Eric Palmer, FiercePharma
Novartis has gotten out in front of an FDA, and its competitors, by halting worldwide distribution of its generic Zantac. It took the step as regulators globally have instituted different approaches after discovering that a suspected cancer-causing impurity has been detected in the popular over-the-counter antacid.
The FDA decided it was unnecessary to have drugmakers recall their generic Zantac antacids while it investigates, while Canada and some European regulators have taken a more aggressive approach, asking drugmakers to stop distribution. Unlike a recall, it means that stocks of the drugs already in stores can be sold.
Novartis on Wednesday said it was stopping worldwide distribution of its generic versions of the antacid while regulators investigate the fact that the impurity N-nitrosodimethylamine (NDMA) has been detected these ranitidine-based drugs.
“A precautionary distribution stop of all Sandoz ranitidine-containing medicines in all our markets will remain in place under further clarification, this includes capsules in the U.S.,” Eric Althoff, head of global media relations, said today in an email. “Our internal investigation is ongoing to determine further details. In case of concerns, adequate additional measures will be implemented in alignment with relevant health authorities as required.”
Sanofi, which sells branded Zantac over the counter, is taking a less proactive approach. A spokesperson said today that there currently “are no plans to stop distributing or manufacturing Zantac or other ranitidine products outside of Canada.”
She said the French drugmaker is working closely with the FDA on the situation and pointed out the agency has said preliminary tests show the levels of NDMA in Zantac barely exceed amounts found in common foods.
The FDA last week alerted the public to the fact that NDMA has been found in ranitidine meds and is investigating to determine the source of the tainted ingredient and its risks at the levels in those drugs.

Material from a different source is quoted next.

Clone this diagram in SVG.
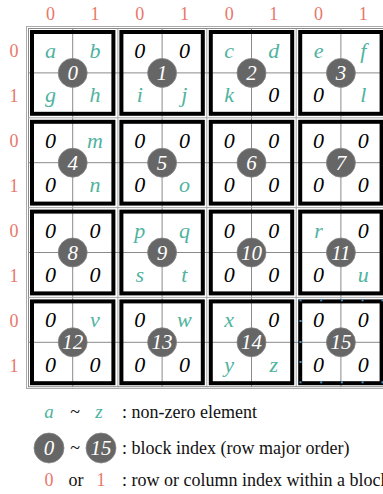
<svg xmlns="http://www.w3.org/2000/svg" width="383" height="494" viewBox="0 0 383 494">
<style>
.grid line{stroke:#8a8a8a;stroke-width:1}
.blk{fill:none;stroke:#000;stroke-width:4}
.nz{font-family:"Liberation Serif","Times New Roman",serif;font-style:italic;font-size:22px;fill:#4fb3a0;text-anchor:middle}
.z{font-family:"Liberation Serif","Times New Roman",serif;font-style:italic;font-size:22px;fill:#000;text-anchor:middle}
.circ{fill:#666;stroke:#888;stroke-width:0.8}
.cn{font-family:"Liberation Serif","Times New Roman",serif;font-style:italic;font-size:21px;fill:#fff;text-anchor:middle}
.ax{font-family:"Liberation Serif","Times New Roman",serif;font-size:18px;fill:#e8776a;text-anchor:middle}
.lg{font-family:"Liberation Serif","Times New Roman",serif;font-size:18px;fill:#111}
.h{fill:#4a8fc4}
</style>
<rect width="383" height="494" fill="#fff"/>
<g id="axes">
<text class="ax" x="50.4" y="20">0</text><text class="ax" x="95" y="20">1</text>
<text class="ax" x="139.8" y="20">0</text><text class="ax" x="184.4" y="20">1</text>
<text class="ax" x="229.2" y="20">0</text><text class="ax" x="273.8" y="20">1</text>
<text class="ax" x="318.6" y="20">0</text><text class="ax" x="363.2" y="20">1</text>
<text class="ax" x="14" y="56.5">0</text><text class="ax" x="14" y="101.5">1</text>
<text class="ax" x="14" y="146.5">0</text><text class="ax" x="14" y="191.5">1</text>
<text class="ax" x="14" y="236.5">0</text><text class="ax" x="14" y="281.5">1</text>
<text class="ax" x="14" y="326.5">0</text><text class="ax" x="14" y="371.5">1</text>
</g>
<g id="grid" class="grid">
<rect x="26.5" y="26.5" width="370" height="362" fill="none" stroke="#aaa" stroke-width="1"/>
<line x1="28.5" y1="28.5" x2="28.5" y2="387.2"/>
<line x1="72.7" y1="28" x2="72.7" y2="387.2"/>
<line x1="117.9" y1="28" x2="117.9" y2="387.2" style="stroke:#aaa"/>
<line x1="162.1" y1="28" x2="162.1" y2="387.2"/>
<line x1="206.8" y1="28" x2="206.8" y2="387.2" style="stroke:#aaa"/>
<line x1="251.5" y1="28" x2="251.5" y2="387.2"/>
<line x1="296.2" y1="28" x2="296.2" y2="387.2" style="stroke:#aaa"/>
<line x1="340.9" y1="28" x2="340.9" y2="387.2"/>
<line x1="28" y1="28.5" x2="385" y2="28.5"/>
<line x1="28" y1="72.9" x2="385" y2="72.9"/>
<line x1="28" y1="117.8" x2="385" y2="117.8" style="stroke:#aaa"/>
<line x1="28" y1="162.7" x2="385" y2="162.7"/>
<line x1="28" y1="207.6" x2="385" y2="207.6" style="stroke:#aaa"/>
<line x1="28" y1="252.5" x2="385" y2="252.5"/>
<line x1="28" y1="297.4" x2="385" y2="297.4" style="stroke:#aaa"/>
<line x1="28" y1="342.3" x2="385" y2="342.3"/>
<line x1="28" y1="386.7" x2="385" y2="386.7"/>
</g>
<g id="block0"><rect class="blk" x="32" y="32" width="81.4" height="81.8"/>
<text class="nz" x="50.4" y="57.5">a</text><text class="nz" x="95" y="57.5">b</text><text class="nz" x="50.4" y="102">g</text><text class="nz" x="95" y="102">h</text>
<circle class="circ" cx="72.7" cy="72.9" r="14.5"/><text class="cn" x="72.7" y="80">0</text></g>
<g id="block1"><rect class="blk" x="121.4" y="32" width="81.4" height="81.8"/>
<text class="z" x="139.8" y="57.5">0</text><text class="z" x="184.4" y="57.5">0</text><text class="nz" x="139.8" y="102">i</text><text class="nz" x="184.4" y="102">j</text>
<circle class="circ" cx="162.1" cy="72.9" r="14.5"/><text class="cn" x="162.1" y="80">1</text></g>
<g id="block2"><rect class="blk" x="210.8" y="32" width="81.4" height="81.8"/>
<text class="nz" x="229.2" y="57.5">c</text><text class="nz" x="273.8" y="57.5">d</text><text class="nz" x="229.2" y="102">k</text><text class="z" x="273.8" y="102">0</text>
<circle class="circ" cx="251.5" cy="72.9" r="14.5"/><text class="cn" x="251.5" y="80">2</text></g>
<g id="block3"><rect class="blk" x="300.2" y="32" width="81.4" height="81.8"/>
<text class="nz" x="318.6" y="57.5">e</text><text class="nz" x="363.2" y="57.5">f</text><text class="z" x="318.6" y="102">0</text><text class="nz" x="363.2" y="102">l</text>
<circle class="circ" cx="340.9" cy="72.9" r="14.5"/><text class="cn" x="340.9" y="80">3</text></g>

<g id="block4"><rect class="blk" x="32" y="121.8" width="81.4" height="81.8"/>
<text class="z" x="50.4" y="147.5">0</text><text class="nz" x="95" y="147.5">m</text><text class="z" x="50.4" y="192">0</text><text class="nz" x="95" y="192">n</text>
<circle class="circ" cx="72.7" cy="162.7" r="14.5"/><text class="cn" x="72.7" y="169.8">4</text></g>
<g id="block5"><rect class="blk" x="121.4" y="121.8" width="81.4" height="81.8"/>
<text class="z" x="139.8" y="147.5">0</text><text class="z" x="184.4" y="147.5">0</text><text class="z" x="139.8" y="192">0</text><text class="nz" x="184.4" y="192">o</text>
<circle class="circ" cx="162.1" cy="162.7" r="14.5"/><text class="cn" x="162.1" y="169.8">5</text></g>
<g id="block6"><rect class="blk" x="210.8" y="121.8" width="81.4" height="81.8"/>
<text class="z" x="229.2" y="147.5">0</text><text class="z" x="273.8" y="147.5">0</text><text class="z" x="229.2" y="192">0</text><text class="z" x="273.8" y="192">0</text>
<circle class="circ" cx="251.5" cy="162.7" r="14.5"/><text class="cn" x="251.5" y="169.8">6</text></g>
<g id="block7"><rect class="blk" x="300.2" y="121.8" width="81.4" height="81.8"/>
<text class="z" x="318.6" y="147.5">0</text><text class="z" x="363.2" y="147.5">0</text><text class="z" x="318.6" y="192">0</text><text class="z" x="363.2" y="192">0</text>
<circle class="circ" cx="340.9" cy="162.7" r="14.5"/><text class="cn" x="340.9" y="169.8">7</text></g>

<g id="block8"><rect class="blk" x="32" y="211.6" width="81.4" height="81.8"/>
<text class="z" x="50.4" y="237.5">0</text><text class="z" x="95" y="237.5">0</text><text class="z" x="50.4" y="282">0</text><text class="z" x="95" y="282">0</text>
<circle class="circ" cx="72.7" cy="252.5" r="14.5"/><text class="cn" x="72.7" y="259.6">8</text></g>
<g id="block9"><rect class="blk" x="121.4" y="211.6" width="81.4" height="81.8"/>
<text class="nz" x="139.8" y="237.5">p</text><text class="nz" x="184.4" y="237.5">q</text><text class="nz" x="139.8" y="282">s</text><text class="nz" x="184.4" y="282">t</text>
<circle class="circ" cx="162.1" cy="252.5" r="14.5"/><text class="cn" x="162.1" y="259.6">9</text></g>
<g id="block10"><rect class="blk" x="210.8" y="211.6" width="81.4" height="81.8"/>
<text class="z" x="229.2" y="237.5">0</text><text class="z" x="273.8" y="237.5">0</text><text class="z" x="229.2" y="282">0</text><text class="z" x="273.8" y="282">0</text>
<circle class="circ" cx="251.5" cy="252.5" r="14.5"/><text class="cn" x="251.5" y="259.6">10</text></g>
<g id="block11"><rect class="blk" x="300.2" y="211.6" width="81.4" height="81.8"/>
<text class="nz" x="318.6" y="237.5">r</text><text class="z" x="363.2" y="237.5">0</text><text class="z" x="318.6" y="282">0</text><text class="nz" x="363.2" y="282">u</text>
<circle class="circ" cx="340.9" cy="252.5" r="14.5"/><text class="cn" x="340.9" y="259.6">11</text></g>

<g id="block12"><rect class="blk" x="32" y="301.4" width="81.4" height="81.8"/>
<text class="z" x="50.4" y="327">0</text><text class="nz" x="95" y="327">v</text><text class="z" x="50.4" y="371.5">0</text><text class="z" x="95" y="371.5">0</text>
<circle class="circ" cx="72.7" cy="342.3" r="14.5"/><text class="cn" x="72.7" y="349.4">12</text></g>
<g id="block13"><rect class="blk" x="121.4" y="301.4" width="81.4" height="81.8"/>
<text class="z" x="139.8" y="327">0</text><text class="nz" x="184.4" y="327">w</text><text class="z" x="139.8" y="371.5">0</text><text class="z" x="184.4" y="371.5">0</text>
<circle class="circ" cx="162.1" cy="342.3" r="14.5"/><text class="cn" x="162.1" y="349.4">13</text></g>
<g id="block14"><rect class="blk" x="210.8" y="301.4" width="81.4" height="81.8"/>
<text class="nz" x="229.2" y="327">x</text><text class="z" x="273.8" y="327">0</text><text class="nz" x="229.2" y="371.5">y</text><text class="nz" x="273.8" y="371.5">z</text>
<circle class="circ" cx="251.5" cy="342.3" r="14.5"/><text class="cn" x="251.5" y="349.4">14</text></g>
<g id="block15"><rect class="blk" x="300.2" y="301.4" width="81.4" height="81.8"/>
<text class="z" x="318.6" y="327">0</text><text class="z" x="363.2" y="327">0</text><text class="z" x="318.6" y="371.5">0</text><text class="z" x="363.2" y="371.5">0</text>
<circle class="circ" cx="340.9" cy="342.3" r="14.5"/><text class="cn" x="340.9" y="349.4">15</text>
<g class="h">
<rect x="299.5" y="299.3" width="2" height="2"/><rect x="320.2" y="299.3" width="2" height="2"/><rect x="340.9" y="299.3" width="2" height="2"/><rect x="361.6" y="299.3" width="2" height="2"/><rect x="381.5" y="299.3" width="2" height="2"/>
<rect x="299.5" y="320" width="2" height="2"/><rect x="299.5" y="341" width="2" height="2"/><rect x="299.5" y="361" width="2" height="2"/>
<rect x="299.5" y="381.3" width="2" height="2"/><rect x="320.2" y="381.3" width="2" height="2"/><rect x="340.9" y="381.3" width="2" height="2"/><rect x="361.6" y="381.3" width="2" height="2"/><rect x="381.5" y="381.3" width="2" height="2"/>
</g></g>

<g id="legend">
<text class="nz" x="49" y="418" style="font-size:19px">a</text>
<text class="lg" x="75" y="418" text-anchor="middle">~</text>
<text class="nz" x="99" y="418" style="font-size:19px">z</text>
<text class="lg" x="122" y="418">: non-zero element</text>
<circle class="circ" cx="49" cy="448" r="15"/><text class="cn" x="49" y="455">0</text>
<text class="lg" x="75" y="454" text-anchor="middle">~</text>
<circle class="circ" cx="101" cy="448" r="15"/><text class="cn" x="101" y="455">15</text>
<text class="lg" x="122" y="454">: block index (row major order)</text>
<text class="ax" x="49" y="486">0</text>
<text class="lg" x="76" y="486" text-anchor="middle">or</text>
<text class="ax" x="101" y="486">1</text>
<text class="lg" x="122" y="486">: row or column index within a block</text>
</g>
</svg>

So far, the FDA claims, the risk to consumers seems small.
The FDA was tipped off recently to the fact that NDMA was showing up in ranitidine drugs by Valisure, an online pharmacy that prides itself on thoroughly testing all batches of the drugs it buys before selling them. Valisure has filed a Citizen Petition urging the FDA to recall all of the ranitidine drugs and set standards like it has with the blood pressure meds.
NDMA is the same impurity that last year set off a global recall of blood pressure medicines including valsartan and losartan. The FDA determined that the NDMA and two other probable cancer-causing agents can be created during certain manufacturing steps involving the use of solvents. The FDA has now set acceptable limits for NDMA.
Sandoz says it is working to stay on top of the evolving situation evolving the impurities and halted distribution of affected antacids as soon as it learned elevated levels of NDMA had been detected.
“Scientific insights on the potential formation of NDMA are evolving constantly and we are adapting our assessments and tests accordingly on an ongoing basis,” Novartis said today. “We have and will continue to work hard to ensure the highest quality of all our products. We are committed to ensuring transparency and integrity.”